Author Response File: Author Response.pdf

Round 2

Reviewer 3 Report

The work has been significantly improved and can be accepted for publication.

Only two small observations:

Row 232  and 242: “the degradation of catalytic activity” should be “the decreasing of catalytic activity”

The Pd  content in the product should be determined before silica gel column      chromatography purification.

Author Response

We greatly appreciate your time and thoughtful and constructive comments. We have revised the manuscript by your comments.

The newly revised and added portions are highlighted in yellow. The removed parts in the original manuscript are underlined.

Thank you very much foryour kind suggestion.

Row 232  and 242 (234 and 244 for the revised manuscript): " the degradation of the catalytic activity " was replaced with "the decreasing of catalytic activity".
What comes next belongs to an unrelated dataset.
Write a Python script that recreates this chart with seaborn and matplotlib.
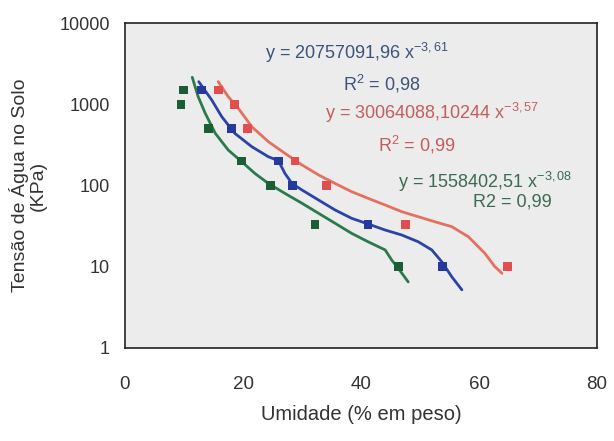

The Pd  content in the product should be determined before silica gel column chromatography purification: Contamination of Pd in the isolated product is a　problem to be avoided in both pharmaceuticals and liquid crystal materials for safety and performance maintenance.
It has been clear that there was no Pd elution in the filtrate after the reaction in which the product was fully dissolved. That is, Pd is not contained at all in the reaction solution.
Therefore, it was expressed focusing on the contamination of Pd in the isolated product as a final confirmation.

Reviewer 4 Report

Author Response

We greatly appreciate your time and thoughtful and constructive comments.

The manuscript was again carefully corrected according to the editor's comments.

Thank you very much for your kind suggestion.